My introduction to the work of Steve Freeman came with reading and reviewing two books written under his pen name, Malcolm Pierce: “Erased” and “Blood Passage”. This pair of books turned me into an ardent fan of Freeman’s writing. And now, after reading “The Dig”, I’m hungry for more in his Blackwell Files series and delighted to see there are so many to choose from. You can scan that collection on Freeman’s website at http://www.stevefreemanwriter.com.
I’ve already picked out one I want to read, another thriller titled “The Devil’s Due”. Why that one? Because one of the characters in “The Dig”, a young girl named Mastana, has apparently recently been rescued from a cult and it’s Mastana’s story that is told in “The Devil’s Due.” How clever of Freeman to subtly interest readers in his other books while enjoying the one they are reading. It was the reference to Mastana’s story that sent me searching for Freeman’s other books. What a find…almost as good as what Alton Blackwell and his associates find when they are sent to assist in the investigation of the mysterious disappearance of one archeologist, and the inexplicable deaths of two of his fellow archeologists in “The Dig”.
When a tremblor in Guadalajara reveals an ancient chamber filled with priceless relics beneath a basilica, one which no-one knew existed, archeologists flock to the site. But now, after the disappearance and the deaths, diggers are nervous. Who would kill archeologists engaged in such important work as uncovering priceless relics? More importantly, why? Do the deaths and disappearance have anything to do with the relics? Professional jealousies? Theft? Or perhaps it’s drug cartel related? The clues send the investigators and readers trudging warily down dimly-lit earthy tunnels, plunging into chilly watery caves, and dining sumptuously on cruise ships where wealthy buyers outbid each other for ancient artifacts. And always, danger lurks behind every corner and tension mounts with every turn of the page.

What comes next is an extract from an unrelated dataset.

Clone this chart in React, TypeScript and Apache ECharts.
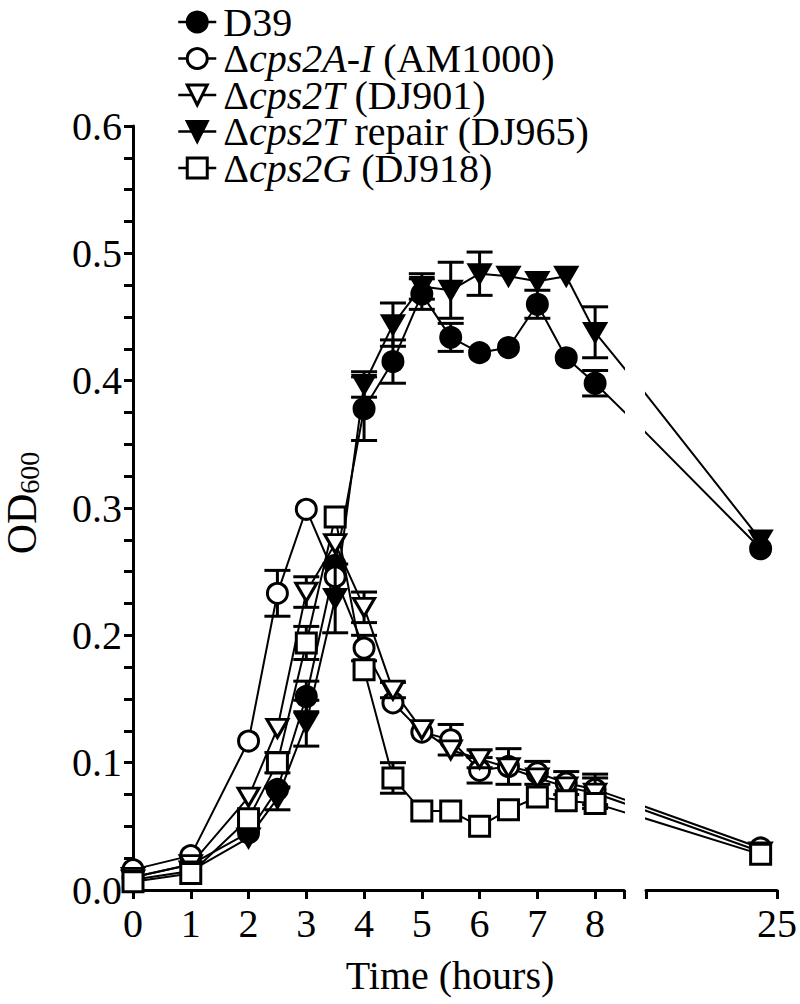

“The Dig” will keep thriller sleuths constantly guessing, suspecting one person after another and only finding out who really is the killer near the end. That’s what great thriller writers do, and Steve Freeman is one of the best at his craft. He is also exceptional at description that creates scenes alive with sensuous detail, sensuous in the context of being able to feel, touch, smell what is being described. When Alton and a Latin police-woman go deep cavern diving looking for clues, and nearly drown in the process when their guide-wire back to where they entered the water is cut, as the supply of air in their oxygen tanks gets lower and lower with each wrong turn, readers will feel as if they too are fighting for their lives. We can almost taste that first life-saving gulp of fresh air!
To reveal any more of the plot line in this gripping thriller would be to spoil your enjoyment of this book. So the only thing left for you to do is get yourself a copy of “The Dig” and dig in!